· I am a single parent with minor children. Is there special planning I should consider to take care of my children and myself?
As a single parent, it is critical that you design a plan that will designate a guardian for your minor children and a trust for the management of any assets they inherit. Generally, if you are divorced, the legal guardian will automatically be the surviving parent by law. However, there are times when the surviving parent is unwilling or unable to accept his or her parental responsibility. Therefore, it is important to designate in your pour-over will who you would nominate to be your children’s guardian in the event you have the right to do so. In addition, you should choose the person or institution you believe to be the best to serve as a trustee to manage your children’s assets. For the children’s best interests to be served, select a guardian and trustees who will coordinate their efforts to care and provide for the children.
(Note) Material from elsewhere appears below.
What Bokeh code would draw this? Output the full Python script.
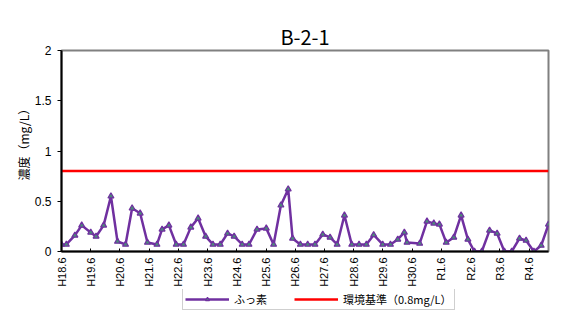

It is equally important that you structure a plan to care for yourself and your children in the event you become disabled. One way of doing this is to use a power of attorney. Unfortunately, even good powers of attorney fail because third parties, such as attorneys, banks, and lenders, can choose whether or not they will rely on the document and act on it to release assets. Thus, at the time when you need it, a power of attorney may not be effective, and then a guardianship will be required. Another negative aspect of a power of attorney is that is does not provide any direction to the agents on what action they should take; therefore, agents can make decisions according to what they deem appropriate rather than on the basis of your directions or instructions.
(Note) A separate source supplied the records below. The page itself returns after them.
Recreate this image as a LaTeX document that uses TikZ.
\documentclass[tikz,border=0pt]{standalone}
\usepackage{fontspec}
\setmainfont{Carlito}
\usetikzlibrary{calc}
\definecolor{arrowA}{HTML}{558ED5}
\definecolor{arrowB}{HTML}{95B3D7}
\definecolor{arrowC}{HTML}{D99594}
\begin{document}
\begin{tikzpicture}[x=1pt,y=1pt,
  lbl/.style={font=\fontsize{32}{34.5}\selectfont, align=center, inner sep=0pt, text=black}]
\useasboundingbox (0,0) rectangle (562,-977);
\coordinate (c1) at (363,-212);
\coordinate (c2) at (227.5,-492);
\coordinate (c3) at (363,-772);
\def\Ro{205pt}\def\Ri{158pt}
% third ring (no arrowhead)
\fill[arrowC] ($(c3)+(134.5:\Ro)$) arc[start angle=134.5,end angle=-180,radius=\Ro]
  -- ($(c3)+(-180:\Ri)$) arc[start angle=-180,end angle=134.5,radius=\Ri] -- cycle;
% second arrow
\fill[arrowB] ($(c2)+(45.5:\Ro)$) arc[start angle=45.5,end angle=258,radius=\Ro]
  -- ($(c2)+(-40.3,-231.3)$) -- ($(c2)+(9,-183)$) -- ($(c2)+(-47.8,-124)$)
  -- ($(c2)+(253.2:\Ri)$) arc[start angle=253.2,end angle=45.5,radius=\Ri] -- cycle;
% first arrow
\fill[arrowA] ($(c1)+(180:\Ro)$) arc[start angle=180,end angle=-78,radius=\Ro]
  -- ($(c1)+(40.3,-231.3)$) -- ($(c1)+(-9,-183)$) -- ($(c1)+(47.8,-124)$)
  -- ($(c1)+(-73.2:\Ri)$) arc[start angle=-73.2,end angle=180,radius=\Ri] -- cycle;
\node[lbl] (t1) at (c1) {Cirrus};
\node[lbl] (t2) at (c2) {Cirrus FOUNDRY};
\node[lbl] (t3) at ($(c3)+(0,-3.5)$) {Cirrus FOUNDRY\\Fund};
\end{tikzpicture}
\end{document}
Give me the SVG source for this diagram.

The most effective disability planning tool for providing for yourself and your children is a fully funded living trust. You can include instructions for the care of your children and yourself in the event you become disabled, thereby eliminating the need for a guardianship or conservatorship to manage your assets.
By establishing a carefully drafted living trust plan and transferring your assets into it, you can avoid probate and will be well on the way to implementing a comprehensive estate plan to care and provide for your children and prevent unnecessary hardships, delays, and expenses in the event you become disabled or incapacitated.